Manner of Prepaying Postage

The postage on a parcel, and also the registration fee if the parcel is to be registered, shall be prepaid fully by means of postage stamps affixed or impressed thereon or, if the space available is insufficient, on a label firmly attached to the parcel.

Note.-If wax cloth is used as an outer covering for a parcel (see Rule 60), it is advisable that the postage stamps should always be affixed to a tie-on label.

Manner of Posting

  1. (1) A parcel must not be posted in a letter box. It should be marked “Parcel Post” and presented at the counter of a Post Office, and the sender, who must himself affix the postage stamps, should see that thee weight, size, and postage are in order before leaving.
    1. if the postage thereon has been fully prepaid at the rate applicable to a letter, printed matter open packet, newspaper, or parcel and admissible to that class, be forwarded as such ; and
    2. if the postage thereon is unpaid or insufficiently paid at the rate applicable to the cheapest class of postal articles to which it is otherwise admissible, be charged with double postage, or double the deficiency in the postage, subject to a minimum surcharge of Rs.5.00 at the rate applicable to that class.

Warehousing Charges

The warehousing charges payable on an Inland parcel shall be Rs. 40.00 for each day it remains undelivered after the expiry of the period men­tioned in Rule 34 (d) (1) during which it is held free of charge.

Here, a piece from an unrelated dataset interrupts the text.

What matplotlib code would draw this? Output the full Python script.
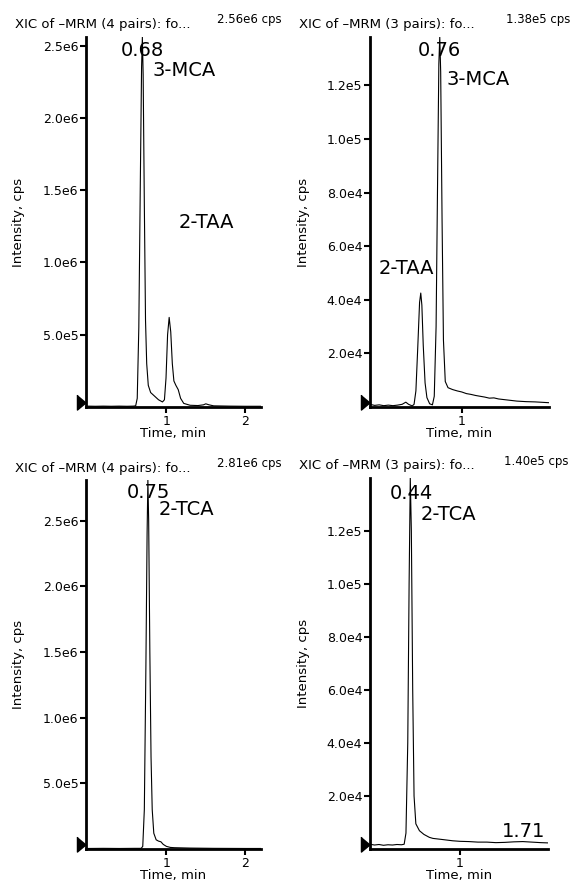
import matplotlib.pyplot as plt
from matplotlib.ticker import FixedLocator, FuncFormatter

plt.rcParams.update(
    {
        "font.family": "DejaVu Sans",
        "font.size": 9,
        "axes.linewidth": 2.0,
    }
)

# top-left: 3-MCA / 2-TAA, 4 pairs
tl_time = [0.00, 0.10, 0.20, 0.30, 0.40, 0.50, 0.58, 0.61, 0.63, 0.65, 0.67, 0.685,
           0.695, 0.705, 0.72, 0.735, 0.75, 0.77, 0.80, 0.85, 0.90, 0.95, 0.975,
           0.995, 1.015, 1.035, 1.055, 1.075, 1.095, 1.12, 1.15, 1.18, 1.22, 1.30,
           1.40, 1.47, 1.50, 1.54, 1.60, 1.80, 2.00, 2.20]
tl_cps = [0.006, 0.005, 0.006, 0.005, 0.006, 0.005, 0.006, 0.008, 0.06, 0.55, 1.60,
          2.35, 2.56, 2.30, 1.40, 0.60, 0.30, 0.15, 0.10, 0.075, 0.05, 0.035, 0.05,
          0.20, 0.50, 0.62, 0.52, 0.30, 0.18, 0.15, 0.12, 0.06, 0.025, 0.012,
          0.010, 0.015, 0.022, 0.015, 0.008, 0.006, 0.005, 0.005]  # x1e6

# top-right: 2-TAA / 3-MCA, 3 pairs
tr_time = [0.00, 0.05, 0.10, 0.15, 0.20, 0.25, 0.30, 0.35, 0.39, 0.42, 0.46, 0.48,
           0.50, 0.52, 0.54, 0.553, 0.565, 0.58, 0.60, 0.62, 0.65, 0.68, 0.70, 0.72,
           0.735, 0.75, 0.76, 0.77, 0.785, 0.80, 0.82, 0.85, 0.90, 0.95, 1.00, 1.05,
           1.10, 1.15, 1.20, 1.25, 1.30, 1.35, 1.40, 1.50, 1.60, 1.70, 1.80, 1.90,
           1.95]
tr_cps = [0.10, 0.06, 0.08, 0.05, 0.07, 0.05, 0.07, 0.10, 0.18, 0.10, 0.04, 0.10,
          0.60, 2.20, 3.90, 4.25, 3.80, 2.30, 0.90, 0.35, 0.12, 0.08, 0.40, 3.00,
          8.00, 12.8, 13.8, 12.5, 7.00, 2.50, 0.95, 0.72, 0.65, 0.60, 0.56, 0.50,
          0.47, 0.43, 0.40, 0.37, 0.33, 0.34, 0.30, 0.26, 0.22, 0.20, 0.19, 0.17,
          0.16]  # x1e4

# bottom-left: 2-TCA, 4 pairs
bl_time = [0.00, 0.20, 0.40, 0.60, 0.68, 0.70, 0.72, 0.74, 0.755, 0.765, 0.775,
           0.79, 0.805, 0.82, 0.84, 0.87, 0.90, 0.93, 0.96, 1.00, 1.05, 1.10, 1.30,
           1.60, 2.00, 2.20]
bl_cps = [0.004, 0.005, 0.004, 0.005, 0.005, 0.02, 0.30, 1.40, 2.40, 2.81, 2.50,
          1.50, 0.70, 0.30, 0.12, 0.07, 0.06, 0.055, 0.035, 0.02, 0.012, 0.010,
          0.007, 0.005, 0.004, 0.004]  # x1e6

# bottom-right: 2-TCA, 3 pairs
br_time = [0.00, 0.05, 0.10, 0.15, 0.20, 0.25, 0.30, 0.35, 0.38, 0.40, 0.42, 0.435,
           0.448, 0.46, 0.475, 0.49, 0.51, 0.55, 0.60, 0.66, 0.70, 0.80, 0.92, 1.00,
           1.10, 1.20, 1.30, 1.40, 1.50, 1.60, 1.70, 1.80, 1.90, 1.98]
br_cps = [0.18, 0.15, 0.17, 0.14, 0.16, 0.15, 0.17, 0.16, 0.18, 0.60, 4.0, 10.0,
          14.0, 12.0, 6.0, 2.0, 0.95, 0.69, 0.55, 0.44, 0.40, 0.36, 0.31, 0.29,
          0.28, 0.26, 0.26, 0.24, 0.25, 0.27, 0.28, 0.26, 0.24, 0.23]  # x1e4

headers = ["XIC of \u2013MRM (4 pairs): fo...", "XIC of \u2013MRM (3 pairs): fo...",
           "XIC of \u2013MRM (4 pairs): fo...", "XIC of \u2013MRM (3 pairs): fo..."]
max_cps = [2.56e6, 1.38e5, 2.81e6, 1.40e5]
scales = [1e6, 1e4, 1e6, 1e4]
xmax = [2.2, 1.95, 2.2, 1.98]
x_ticks = [[1, 2], [1], [1, 2], [1]]
y_ticks = [
    [5e5, 1e6, 1.5e6, 2e6, 2.5e6],
    [2e4, 4e4, 6e4, 8e4, 1e5, 1.2e5],
    [5e5, 1e6, 1.5e6, 2e6, 2.5e6],
    [2e4, 4e4, 6e4, 8e4, 1e5, 1.2e5],
]
# (text, x, y) peak annotations: retention times and compound names
peak_labels = [
    [("0.68", 0.695, 2.43e6, "center"), ("3-MCA", 0.82, 2.29e6, "left"),
     ("2-TAA", 1.15, 1.24e6, "left")],
    [("0.76", 0.755, 1.31e5, "center"), ("3-MCA", 0.835, 1.20e5, "left"),
     ("2-TAA", 0.09, 4.96e4, "left")],
    [("0.75", 0.77, 2.67e6, "center"), ("2-TCA", 0.895, 2.54e6, "left")],
    [("0.44", 0.455, 1.32e5, "center"), ("2-TCA", 0.567, 1.24e5, "left"),
     ("1.71", 1.71, 4.4e3, "center")],
]

series = [(tl_time, tl_cps), (tr_time, tr_cps), (bl_time, bl_cps), (br_time, br_cps)]

W, H = 572, 888
# axes boxes in pixels: left, top, right, bottom
boxes = [(86, 37, 261, 407), (370, 37, 549, 407), (86, 480, 261, 849), (370, 478, 548, 849)]


def sci_label(v, _pos):
    mant, exp = f"{v:.1e}".split("e")
    return f"{mant}e{int(exp)}"


fig = plt.figure(figsize=(W / 100, H / 100), dpi=100)

for i, (t, y) in enumerate(series):
    l, tp, r, b = boxes[i]
    ax = fig.add_axes([l / W, 1 - b / H, (r - l) / W, (b - tp) / H])
    ax.plot(t, [v * scales[i] for v in y], color="black", linewidth=0.8)
    ax.set_xlim(0 if i % 2 else -0.02, xmax[i])
    ax.set_ylim(0, max_cps[i])
    ax.spines[["top", "right"]].set_visible(False)
    ax.xaxis.set_major_locator(FixedLocator(x_ticks[i]))
    ax.yaxis.set_major_locator(FixedLocator(y_ticks[i]))
    ax.yaxis.set_major_formatter(FuncFormatter(sci_label))
    ax.tick_params(axis="both", length=4, width=1.5, pad=1.5, labelsize=9)

    ax.set_xlabel("Time, min", fontsize=9.5)
    ax.set_ylabel("Intensity, cps", fontsize=9.5)
    ax.xaxis.set_label_coords(0.5, -0.055)
    ax.yaxis.set_label_coords(-0.35 if i % 2 == 0 else -0.335, 0.5)

    for text, x, yy, ha in peak_labels[i]:
        ax.text(x, yy, text, fontsize=14, ha=ha, va="baseline")

    # baseline marker
    ax.plot([0], [0.014], transform=ax.transAxes, marker=[(-0.6, 0.5), (-0.6, -0.5), (0, 0)],
            markersize=13, color="black", clip_on=False)

    ax.annotate(headers[i], xy=(0, 1), xycoords="axes fraction",
                xytext=(-71 * 0.72, 12 * 0.72), textcoords="offset points",
                ha="left", va="center", fontsize=9.5)
    ax.annotate(f"{max_cps[i]:.2e}".replace("e+0", "e") + " cps", xy=(1, 1),
                xycoords="axes fraction", xytext=(21 * 0.72, 17 * 0.72),
                textcoords="offset points", ha="right", va="center", fontsize=8.5)

fig.savefig("out.png", dpi=100)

Delivery of Registered Parcels

No registered parcel shall be delivered to the addressee unless and until he signs a receipt in the form prescribed by the Postmaster-General and pays any accrued warehousing charges due on the parcel.

Liability to Detention

In cases where the transmission of letters would be delayed were the whole mail indiscriminately dealt with, parcels may be kept back till the next dispatch.